REQUEST: Set the listing down again in full, word for word, with the pictures left out.
■ ■ ■ ■
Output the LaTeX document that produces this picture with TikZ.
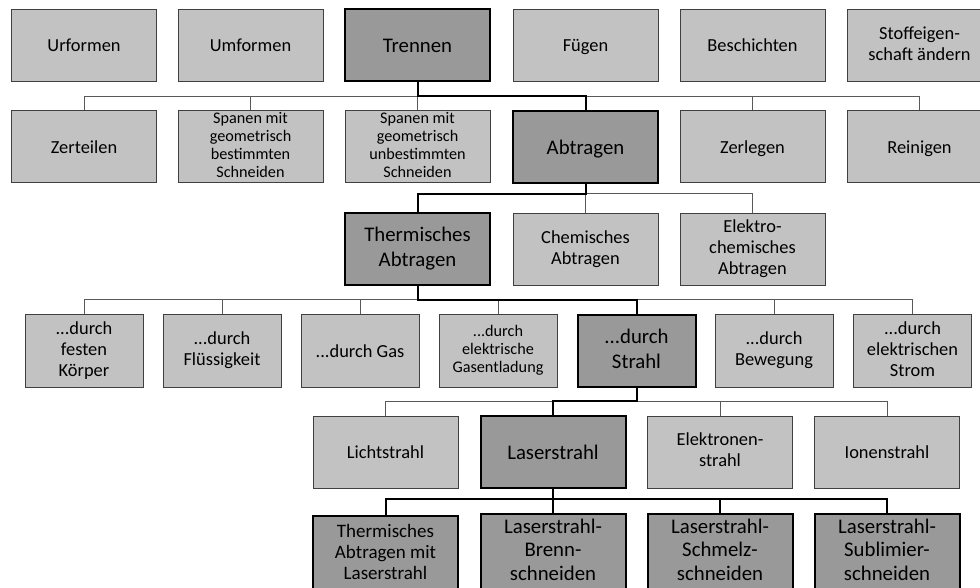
\documentclass[tikz,border=0pt]{standalone}
\usepackage{fontspec}
\setmainfont{Carlito}
\definecolor{hell}{gray}{0.76}
\definecolor{dunkel}{gray}{0.6}
\newcommand\zeilenhalt{\rule[-0.22em]{0pt}{1.14em}}
\tikzset{
  box/.style={rectangle, draw=black!75, fill=hell, line width=0.5pt, minimum width=72.5pt, minimum height=36pt, inner sep=0pt, align=center, font=\fontsize{9.2}{10.5}\selectfont, execute at begin node=\zeilenhalt, execute at end node=\zeilenhalt},
  sel/.style={box, draw=black, fill=dunkel, line width=1pt, font=\fontsize{10.4}{12.5}\selectfont},
  schmal/.style={minimum width=59pt},
  klein/.style={font=\fontsize{8.1}{9}\selectfont},
  bus/.style={draw=black!65, line width=0.5pt},
  pfad/.style={draw=black, line width=1pt}
}
\begin{document}
\begin{tikzpicture}[x=0.5pt,y=-0.5pt]
			\useasboundingbox (0,0) rectangle (980,588);

			\node[box] (urformen) at (84,45.5) {Urformen};
			\node[box] (umformen) at (250.5,45.5) {Umformen};
			\node[sel] (trennen) at (417.5,45.5) {Trennen};
			\node[box] (fuegen) at (585.5,45.5) {Fügen};
			\node[box] (beschichten) at (752.5,45.5) {Beschichten};
			\node[box] (stoff) at (919.5,45.5) {Stoffeigen-\\schaft ändern};

			\node[box] (zerteilen) at (84,147) {Zerteilen};
			\node[box, klein] (spanenb) at (250.5,147) {Spanen mit\\geometrisch\\bestimmten\\Schneiden};
			\node[box, klein] (spanenu) at (417.5,147) {Spanen mit\\geometrisch\\unbestimmten\\Schneiden};
			\node[sel] (abtragen) at (585.5,147) {Abtragen};
			\node[box] (zerlegen) at (752.5,147) {Zerlegen};
			\node[box] (reinigen) at (919.5,147) {Reinigen};

			\node[sel] (thermisch) at (417.5,249.5) {Thermisches\\Abtragen};
			\node[box] (chemisch) at (585.5,249.5) {Chemisches\\Abtragen};
			\node[box] (elektrochem) at (752.5,249.5) {Elektro-\\chemisches\\Abtragen};

			\node[box, schmal] (fest) at (84,351) {...durch\\festen\\Körper};
			\node[box, schmal] (fluessig) at (222,351) {...durch\\Flüssigkeit};
			\node[box, schmal] (gas) at (360,351) {...durch Gas};
			\node[box, schmal, klein] (entladung) at (498,351) {...durch\\elektrische\\Gasentladung};
			\node[sel, schmal] (strahl) at (636.5,351) {...durch\\Strahl};
			\node[box, schmal] (bewegung) at (774,351) {...durch\\Bewegung};
			\node[box, schmal] (strom) at (912.5,351) {...durch\\elektrischen\\Strom};

			\node[box] (licht) at (385.5,452) {Lichtstrahl};
			\node[sel] (laser) at (553,452) {Laserstrahl};
			\node[box] (elektronen) at (720,452) {Elektronen-\\strahl};
			\node[box] (ionen) at (887,452) {Ionenstrahl};

			\node[sel, minimum height=38pt, font=\fontsize{9.5}{10.5}\selectfont] (tal) at (385.5,554) {Thermisches\\Abtragen mit\\Laserstrahl};
			\node[sel, minimum height=38pt, font=\fontsize{10.4}{11.6}\selectfont] (brenn) at (553,552) {Laserstrahl-\\Brenn-\\schneiden};
			\node[sel, minimum height=38pt, font=\fontsize{10.4}{11.6}\selectfont] (schmelz) at (720,552) {Laserstrahl-\\Schmelz-\\schneiden};
			\node[sel, minimum height=38pt, font=\fontsize{10.4}{11.6}\selectfont] (sublim) at (887,552) {Laserstrahl-\\Sublimier-\\schneiden};

			\coordinate (k1) at (417.5,96.5);
			\coordinate (k2) at (585.5,194);
			\coordinate (k3) at (417.5,300);
			\coordinate (k4) at (636.5,401);
			\coordinate (k5) at (553,499);

			\draw[bus] (k1) -| (zerteilen.north);
			\draw[bus] (k1) -| (spanenb.north);
			\draw[bus] (k1) -| (spanenu.north);
			\draw[bus] (k1) -| (zerlegen.north);
			\draw[bus] (k1) -| (reinigen.north);
			\draw[pfad] (trennen.south) -- (k1) -| (abtragen.north);

			\draw[bus] (k2) -| (chemisch.north);
			\draw[bus] (k2) -| (elektrochem.north);
			\draw[pfad] (abtragen.south) -- (k2) -| (thermisch.north);

			\draw[bus] (k3) -| (fest.north);
			\draw[bus] (k3) -| (fluessig.north);
			\draw[bus] (k3) -| (gas.north);
			\draw[bus] (k3) -| (entladung.north);
			\draw[bus] (k3) -| (bewegung.north);
			\draw[bus] (k3) -| (strom.north);
			\draw[pfad] (thermisch.south) -- (k3) -| (strahl.north);

			\draw[bus] (k4) -| (licht.north);
			\draw[bus] (k4) -| (elektronen.north);
			\draw[bus] (k4) -| (ionen.north);
			\draw[pfad] (strahl.south) -- (k4) -| (laser.north);

			\draw[pfad] (laser.south) -- (k5) -| (tal.north);
			\draw[pfad] (k5) -| (brenn.north);
			\draw[pfad] (k5) -| (schmelz.north);
			\draw[pfad] (k5) -| (sublim.north);
		\end{tikzpicture}
\end{document}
■ ■ ■ ■
TASK ANSWER:
Output the LaTeX document that produces this picture with TikZ.
\documentclass[tikz,border=0pt]{standalone}
\usepackage{fontspec}
\setmainfont{Carlito}
\definecolor{hell}{gray}{0.76}
\definecolor{dunkel}{gray}{0.6}
\newcommand\zeilenhalt{\rule[-0.22em]{0pt}{1.14em}}
\tikzset{
  box/.style={rectangle, draw=black!75, fill=hell, line width=0.5pt, minimum width=72.5pt, minimum height=36pt, inner sep=0pt, align=center, font=\fontsize{9.2}{10.5}\selectfont, execute at begin node=\zeilenhalt, execute at end node=\zeilenhalt},
  sel/.style={box, draw=black, fill=dunkel, line width=1pt, font=\fontsize{10.4}{12.5}\selectfont},
  schmal/.style={minimum width=59pt},
  klein/.style={font=\fontsize{8.1}{9}\selectfont},
  bus/.style={draw=black!65, line width=0.5pt},
  pfad/.style={draw=black, line width=1pt}
}
\begin{document}
\begin{tikzpicture}[x=0.5pt,y=-0.5pt]
			\useasboundingbox (0,0) rectangle (980,588);

			\node[box] (urformen) at (84,45.5) {Urformen};
			\node[box] (umformen) at (250.5,45.5) {Umformen};
			\node[sel] (trennen) at (417.5,45.5) {Trennen};
			\node[box] (fuegen) at (585.5,45.5) {Fügen};
			\node[box] (beschichten) at (752.5,45.5) {Beschichten};
			\node[box] (stoff) at (919.5,45.5) {Stoffeigen-\\schaft ändern};

			\node[box] (zerteilen) at (84,147) {Zerteilen};
			\node[box, klein] (spanenb) at (250.5,147) {Spanen mit\\geometrisch\\bestimmten\\Schneiden};
			\node[box, klein] (spanenu) at (417.5,147) {Spanen mit\\geometrisch\\unbestimmten\\Schneiden};
			\node[sel] (abtragen) at (585.5,147) {Abtragen};
			\node[box] (zerlegen) at (752.5,147) {Zerlegen};
			\node[box] (reinigen) at (919.5,147) {Reinigen};

			\node[sel] (thermisch) at (417.5,249.5) {Thermisches\\Abtragen};
			\node[box] (chemisch) at (585.5,249.5) {Chemisches\\Abtragen};
			\node[box] (elektrochem) at (752.5,249.5) {Elektro-\\chemisches\\Abtragen};

			\node[box, schmal] (fest) at (84,351) {...durch\\festen\\Körper};
			\node[box, schmal] (fluessig) at (222,351) {...durch\\Flüssigkeit};
			\node[box, schmal] (gas) at (360,351) {...durch Gas};
			\node[box, schmal, klein] (entladung) at (498,351) {...durch\\elektrische\\Gasentladung};
			\node[sel, schmal] (strahl) at (636.5,351) {...durch\\Strahl};
			\node[box, schmal] (bewegung) at (774,351) {...durch\\Bewegung};
			\node[box, schmal] (strom) at (912.5,351) {...durch\\elektrischen\\Strom};

			\node[box] (licht) at (385.5,452) {Lichtstrahl};
			\node[sel] (laser) at (553,452) {Laserstrahl};
			\node[box] (elektronen) at (720,452) {Elektronen-\\strahl};
			\node[box] (ionen) at (887,452) {Ionenstrahl};

			\node[sel, minimum height=38pt, font=\fontsize{9.5}{10.5}\selectfont] (tal) at (385.5,554) {Thermisches\\Abtragen mit\\Laserstrahl};
			\node[sel, minimum height=38pt, font=\fontsize{10.4}{11.6}\selectfont] (brenn) at (553,552) {Laserstrahl-\\Brenn-\\schneiden};
			\node[sel, minimum height=38pt, font=\fontsize{10.4}{11.6}\selectfont] (schmelz) at (720,552) {Laserstrahl-\\Schmelz-\\schneiden};
			\node[sel, minimum height=38pt, font=\fontsize{10.4}{11.6}\selectfont] (sublim) at (887,552) {Laserstrahl-\\Sublimier-\\schneiden};

			\coordinate (k1) at (417.5,96.5);
			\coordinate (k2) at (585.5,194);
			\coordinate (k3) at (417.5,300);
			\coordinate (k4) at (636.5,401);
			\coordinate (k5) at (553,499);

			\draw[bus] (k1) -| (zerteilen.north);
			\draw[bus] (k1) -| (spanenb.north);
			\draw[bus] (k1) -| (spanenu.north);
			\draw[bus] (k1) -| (zerlegen.north);
			\draw[bus] (k1) -| (reinigen.north);
			\draw[pfad] (trennen.south) -- (k1) -| (abtragen.north);

			\draw[bus] (k2) -| (chemisch.north);
			\draw[bus] (k2) -| (elektrochem.north);
			\draw[pfad] (abtragen.south) -- (k2) -| (thermisch.north);

			\draw[bus] (k3) -| (fest.north);
			\draw[bus] (k3) -| (fluessig.north);
			\draw[bus] (k3) -| (gas.north);
			\draw[bus] (k3) -| (entladung.north);
			\draw[bus] (k3) -| (bewegung.north);
			\draw[bus] (k3) -| (strom.north);
			\draw[pfad] (thermisch.south) -- (k3) -| (strahl.north);

			\draw[bus] (k4) -| (licht.north);
			\draw[bus] (k4) -| (elektronen.north);
			\draw[bus] (k4) -| (ionen.north);
			\draw[pfad] (strahl.south) -- (k4) -| (laser.north);

			\draw[pfad] (laser.south) -- (k5) -| (tal.north);
			\draw[pfad] (k5) -| (brenn.north);
			\draw[pfad] (k5) -| (schmelz.north);
			\draw[pfad] (k5) -| (sublim.north);
		\end{tikzpicture}
\end{document}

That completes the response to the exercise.